U.S. Obama pledges end of Jackson-Vanik amendment for Russia

The U.S. White House administration begins talks with the Congress on the abolishment of the Jackson-Vanik amendment in regard to Russia, U.S. President Barack Obama said.

Obama met on Sunday with Russian President Dmitry Medvedev on the sidelines of the 2011 Asia-Pacific Economic Cooperation (APEC) summit, held in the Hawaiian capital of Honolulu on November 12-13.

The U.S. president said at a news conference after the meeting that the abolishment of the controversial amendment will offer broad possibilities for U.S. companies and business circles to enjoy opportunities granted by Russia’s membership in the World Trade Organization (WTO).
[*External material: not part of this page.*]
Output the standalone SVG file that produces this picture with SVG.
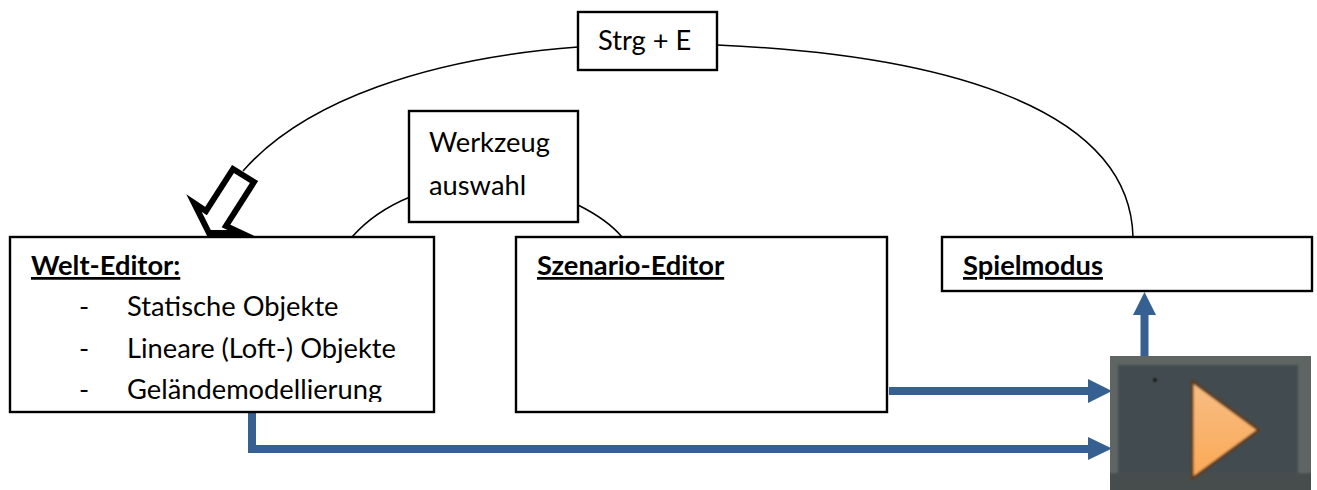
<svg xmlns="http://www.w3.org/2000/svg" width="1317" height="490" viewBox="0 0 1317 490">
<style>
text{font-family:Lato,"Open Sans","Liberation Sans",sans-serif;font-size:27.3px;fill:#000}
.b{font-weight:700;text-decoration:underline}
.box{fill:#fff;stroke:#000;stroke-width:2.4}
.c{fill:none;stroke:#000;stroke-width:1.5}
.bl{fill:none;stroke:#366092;stroke-width:8}
.ah{fill:#366092}
</style>
<defs><clipPath id="clip"><rect x="10" y="238" width="424" height="164"/></clipPath>
<linearGradient id="tri" x1="0" y1="0" x2="0" y2="1"><stop offset="0" stop-color="#f7bd85"/><stop offset="1" stop-color="#fba955"/></linearGradient>
<filter id="soft" x="-5%" y="-5%" width="110%" height="110%"><feGaussianBlur stdDeviation="1.2"/></filter>
<clipPath id="pc"><rect x="1110" y="356" width="201" height="134"/></clipPath></defs>
<rect width="1317" height="490" fill="#fff"/>
<g id="connectors">
<path class="c" d="M578 47C430 58 305 100 243 171"/>
<path class="c" d="M717 45C950 55 1130 110 1133 237"/>
<path class="c" d="M352 237C367 220 388 206 410 197"/>
<path class="c" d="M578 205C596 214 612 225 622 237"/>
<path class="bl" d="M889 391H1092"/>
<path class="bl" d="M252 409V449H1092"/>
<path class="bl" d="M1144.500 358V312"/>
<path class="ah" d="M1088 379L1112 391L1088 403Z"/>
<path class="ah" d="M1088 437L1112 448.500L1088 460Z"/>
<path class="ah" d="M1133 315L1144.500 292L1156 315Z"/>
<path d="M233 169L254 182L226 226L241 233L209 233L194 203L206 211Z" fill="#fff" stroke="#000" stroke-width="6" stroke-miterlimit="6"/>
</g>
<g id="welt-editor">
<rect class="box" x="10" y="237" width="424" height="175"/>
<g clip-path="url(#clip)">
<text class="b" x="31" y="275">Welt-Editor:</text>
<text x="79" y="316">-</text><text x="127" y="316">Statische Objekte</text>
<text x="79" y="358">-</text><text x="127" y="358">Lineare (Loft-) Objekte</text>
<text x="79" y="399">-</text><text x="127" y="399">Geländemodellierung</text>
</g>
</g>
<g id="szenario-editor">
<rect class="box" x="516" y="237" width="371" height="175"/>
<text class="b" x="537" y="275">Szenario-Editor</text>
</g>
<g id="spielmodus">
<rect class="box" x="942" y="237" width="370" height="54"/>
<text class="b" x="963" y="275">Spielmodus</text>
</g>
<g id="werkzeug">
<rect class="box" x="409" y="111" width="169" height="111"/>
<text x="429" y="152">Werkzeug</text>
<text x="429" y="195">auswahl</text>
</g>
<g id="strg-e">
<rect class="box" x="578" y="12" width="139" height="58"/>
<text x="598" y="50">Strg + E</text>
</g>
<g id="play">
<g clip-path="url(#pc)">
<g filter="url(#soft)">
<rect x="1105" y="350" width="212" height="145" fill="#5f6564"/>
<rect x="1118" y="365" width="180" height="125" fill="#434c50"/>
<rect x="1105" y="473" width="212" height="20" fill="#474d4e"/>
<circle cx="1155" cy="380" r="2" fill="#000"/>
<path d="M1192 381L1259 430L1192 479Z" fill="url(#tri)" stroke="#5c3d22" stroke-width="3" stroke-linejoin="round"/>
</g>
</g>
</g>
</svg>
The controversial Jackson-Vanik Amendment on restricting trade with the Soviet Union, which the U.S. Congress had adopted in 1974 to pressure the USSR into allowing emigration, is still applied to Russia, and has proved a key barrier for the country’s entry to the WTO.

President Medvedev thanked Obama and his administration for the support of Russian efforts to join the WTO.

“First of all, I want to thank Barack Obama and his team for the active support of the Russian Federation’s efforts to join the WTO,” he said.

Russia has been in membership talks with the 153-nation WTO for 17 years and remains the only major economy still outside the organization. Earlier this week Russia completed all talks and is expected to become the organization’s full-fledged member by next summer.

“Moreover, there was no such support from the American administration ever before and that is probably why we [Russia] has been seeking membership in this organization since 1993,” Medvedev said.

The U.S. administration only once tried to cancel the Jackson-Vanik amendment – in 2002, when President George Bush asked Congress to do so, but soon after this Russia banned U.S. poultry imports ending parliamentary discussion of the issue.